農林中金、米欧の国債10兆円相当売却へ-今期最終赤字1.5兆円規模に
(ブルームバーグ): 農林中央金庫は、保有する米欧の国債およそ10兆円相当を売却する計画だ。読みが外れた外債投資での損失を確定させる。農林中金の広報担当が明らかにした。
国債の売却は2025年3月末までに実施されると、農林中金は説明。売却分は、農林中金のグローバルポートフォリオの約6分の1を占める。この損失処理により、25年3月期の最終赤字は1兆5000億円と、当初見込んでいた5000億円の3倍に膨らむ見通しだと、広報担当は説明。日本経済新聞による先の報道を確認した。最終的な赤字額は国債の実際の売却規模と市場の状況によって変化する可能性があると広報担当は語った。
農林中金の奥和登理事長は日経新聞に対し、「(外債運用に関わる)金利リスクを小さくし、法人や個人の信用リスクを取る資産などに分散させる」と述べた。
米欧の金利がそれほど長く高止まりしないと読み誤り含み損が発生する状況を受け、農林中金は先月、投資ポートフォリオの改善を図る方針を示していた。その後1カ月足らずでグローバルソブリン債を処分する具体的な動きが明らかになった。
農中が今期5000億円超の赤字に、米金利高で債券評価損2兆円に拡大
三菱UFJフィナンシャル・グループ(MUFG)や他の大手上場銀行と異なり、農林中金の利益は約60兆円相当の有価証券ポートフォリオに主に依存している。日本のマイナス金利環境を回避するため、何年も海外投資を続け、債券だけでなくローン担保証券 (CLO)の主要投資家でもある。CLOの投資額は7兆4000億円相当に上る。
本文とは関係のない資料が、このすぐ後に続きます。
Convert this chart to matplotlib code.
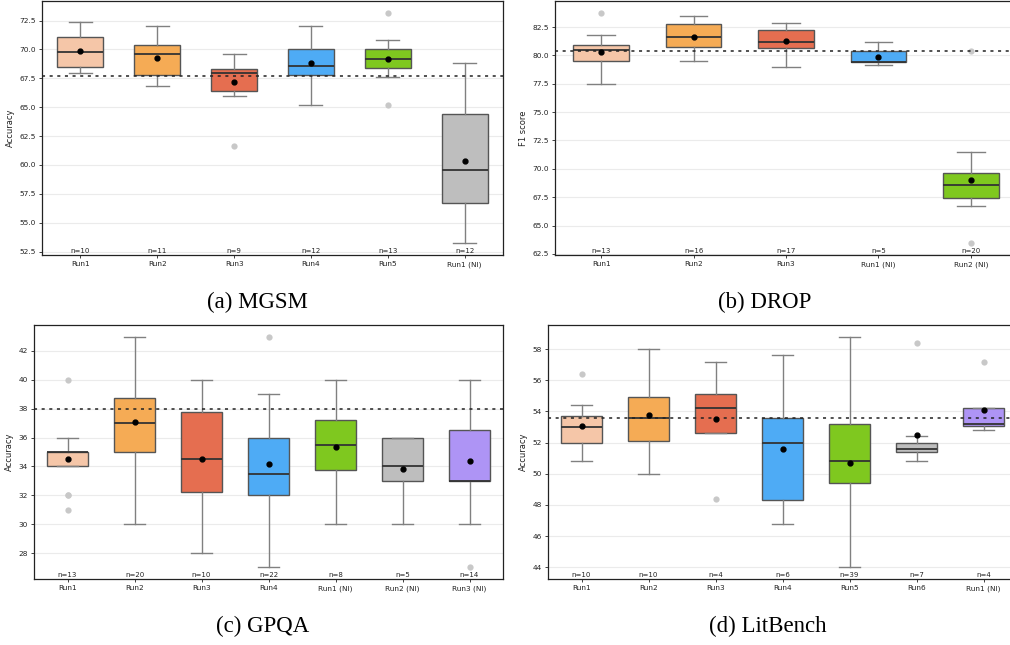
import matplotlib
matplotlib.use("Agg")
import matplotlib.pyplot as plt

W, H = 1010, 645

palette = ['#F5C6A8', '#F5AB55', '#E56E50', '#4EABF5', '#7FC81F', '#BEBEBE', '#AE94F5']

# (a) MGSM
labels_a = ['Run1', 'Run2', 'Run3', 'Run4', 'Run5', 'Run1 (NI)']
q1_a = [68.5, 67.75, 66.4, 67.75, 68.4, 56.7]
med_a = [69.8, 69.6, 68.0, 68.6, 69.2, 59.6]
q3_a = [71.05, 70.4, 68.35, 70.0, 70.0, 64.45]
lo_a = [68.0, 66.8, 66.0, 65.2, 67.6, 53.2]
hi_a = [72.4, 72.0, 69.6, 72.0, 70.8, 68.8]
mean_a = [69.87, 69.25, 67.2, 68.8, 69.17, 60.3]
fliers_a = [[], [], [61.6], [], [73.2, 65.2], []]
n_a = [10, 11, 9, 12, 13, 12]
ref_a = 67.7

# (b) DROP
labels_b = ['Run1', 'Run2', 'Run3', 'Run1 (NI)', 'Run2 (NI)']
q1_b = [79.5, 80.7, 80.65, 79.4, 67.4]
med_b = [80.45, 81.65, 81.2, 79.4, 68.6]
q3_b = [80.9, 82.75, 82.2, 80.35, 69.6]
lo_b = [77.5, 79.5, 79.0, 79.15, 66.7]
hi_b = [81.8, 83.5, 82.85, 81.15, 71.5]
mean_b = [80.27, 81.65, 81.27, 79.9, 69.0]
fliers_b = [[83.75], [], [], [], [80.4, 63.45]]
n_b = [13, 16, 17, 5, 20]
ref_b = 80.35

# (c) GPQA
labels_c = ['Run1', 'Run2', 'Run3', 'Run4', 'Run1 (NI)', 'Run2 (NI)', 'Run3 (NI)']
q1_c = [34, 35, 32.25, 32, 33.75, 33, 33]
med_c = [35, 37, 34.5, 33.5, 35.5, 34, 33]
q3_c = [35, 38.75, 37.75, 36, 37.25, 36, 36.5]
lo_c = [34, 30, 28, 27, 30, 30, 30]
hi_c = [36, 43, 40, 39, 40, 36, 40]
mean_c = [34.54, 37.1, 34.5, 34.18, 35.38, 33.8, 34.36]
fliers_c = [[40, 32, 32, 31], [], [], [43], [], [], [27]]
n_c = [13, 20, 10, 22, 8, 5, 14]
ref_c = 38

# (d) LitBench
labels_d = ['Run1', 'Run2', 'Run3', 'Run4', 'Run5', 'Run6', 'Run1 (NI)']
q1_d = [51.95, 52.1, 52.6, 48.3, 49.4, 51.4, 53.1]
med_d = [53.0, 53.6, 54.2, 52.0, 50.8, 51.6, 53.2]
q3_d = [53.7, 54.9, 55.1, 53.6, 53.2, 52.0, 54.2]
lo_d = [50.8, 50.0, 52.6, 46.8, 44.0, 50.8, 52.8]
hi_d = [54.4, 58.0, 57.2, 57.6, 58.8, 52.4, 54.2]
mean_d = [53.08, 53.75, 53.5, 51.6, 50.7, 52.5, 54.1]
fliers_d = [[56.4], [], [48.4], [], [], [58.4], [57.2]]
n_d = [10, 10, 4, 6, 39, 7, 4]
ref_d = 53.6


def px_axes(fig, left, top, right, bottom):
    return fig.add_axes([left / W, 1 - bottom / H, (right - left) / W, (bottom - top) / H])


def panel(ax, labels, q1, med, q3, lo, hi, mean, fliers, n, ref, ylim, yticks, fmt, ylabel):
    stats = []
    for i in range(len(labels)):
        stats.append(dict(q1=q1[i], med=med[i], q3=q3[i], whislo=lo[i], whishi=hi[i],
                          mean=mean[i], fliers=fliers[i], label=labels[i]))
    pos = list(range(len(labels)))
    bp = ax.bxp(stats, positions=pos, widths=0.6, patch_artist=True, showmeans=True,
                boxprops=dict(edgecolor='#555555', linewidth=1.0),
                whiskerprops=dict(color='#808080', linewidth=1.0),
                capprops=dict(color='#808080', linewidth=1.0),
                medianprops=dict(color='#333333', linewidth=1.3),
                meanprops=dict(marker='o', markerfacecolor='black', markeredgecolor='black',
                               markersize=3.5),
                flierprops=dict(marker='o', markerfacecolor='#C8C8C8', markeredgecolor='none',
                                markersize=4.5))
    for patch, c in zip(bp['boxes'], palette):
        patch.set_facecolor(c)
    for art in bp['means']:
        art.set_zorder(5)
    ax.axhline(ref, color='#222222', linestyle=(0, (2, 3)), linewidth=1.1, zorder=4)
    ax.set_xlim(-0.5, len(labels) - 0.5)
    ax.set_ylim(*ylim)
    ax.set_yticks(yticks)
    ax.set_yticklabels([fmt.format(t) for t in yticks])
    ax.set_xticks(pos)
    ax.set_xticklabels(labels)
    ax.yaxis.grid(True, color='#EBEBEB', linewidth=0.8)
    ax.set_axisbelow(True)
    ax.tick_params(labelsize=5.3, length=2.5, width=0.6, pad=2, colors='#222222')
    ax.set_ylabel(ylabel, fontsize=6, color='#222222', labelpad=3)
    for s in ax.spines.values():
        s.set_linewidth(0.9)
        s.set_color('#222222')
    for x, k in zip(pos, n):
        ax.text(x, ylim[0] + (ylim[1] - ylim[0]) * 0.004, 'n=%d' % k, ha='center', va='bottom',
                fontsize=5, color='#222222')


fig = plt.figure(figsize=(W / 100, H / 100), dpi=100)

ax_a = px_axes(fig, 42, 1, 503, 255)
panel(ax_a, labels_a, q1_a, med_a, q3_a, lo_a, hi_a, mean_a, fliers_a, n_a, ref_a,
      (52.2, 74.2), [52.5 + 2.5 * i for i in range(9)], '{:.1f}', 'Accuracy')

ax_b = px_axes(fig, 555, 1, 1017, 255)
panel(ax_b, labels_b, q1_b, med_b, q3_b, lo_b, hi_b, mean_b, fliers_b, n_b, ref_b,
      (62.4, 84.8), [62.5 + 2.5 * i for i in range(9)], '{:.1f}', 'F1 score')

ax_c = px_axes(fig, 34, 325, 503, 579)
panel(ax_c, labels_c, q1_c, med_c, q3_c, lo_c, hi_c, mean_c, fliers_c, n_c, ref_c,
      (26.2, 43.8), list(range(28, 43, 2)), '{:d}', 'Accuracy')

ax_d = px_axes(fig, 548, 325, 1017, 579)
panel(ax_d, labels_d, q1_d, med_d, q3_d, lo_d, hi_d, mean_d, fliers_d, n_d, ref_d,
      (43.25, 59.55), list(range(44, 59, 2)), '{:d}', 'Accuracy')

cap = dict(fontsize=16.5, family='Liberation Serif', ha='center', va='baseline', color='black')
fig.text(257 / W, 1 - 308 / H, '(a) MGSM', **cap)
fig.text(765 / W, 1 - 308 / H, '(b) DROP', **cap)
fig.text(263 / W, 1 - 632 / H, '(c) GPQA', **cap)
fig.text(768 / W, 1 - 632 / H, '(d) LitBench', **cap)

fig.savefig('out.png', dpi=100)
コロンビア・スレッドニードル・インベストメントの金利ストラテジスト、エド・アルフセイニ氏は、「日本の保有者が清算するというようなシステミックな話ではなく、リスク監視面での失敗のように見受けられる」と指摘。「日本の他の投資家とは極めて対照的だ。2022年には米国債が売られたが、その後は米国の投資適格債はかなり積極的に買われている。日本の買い手は戻ってきている」と分析した。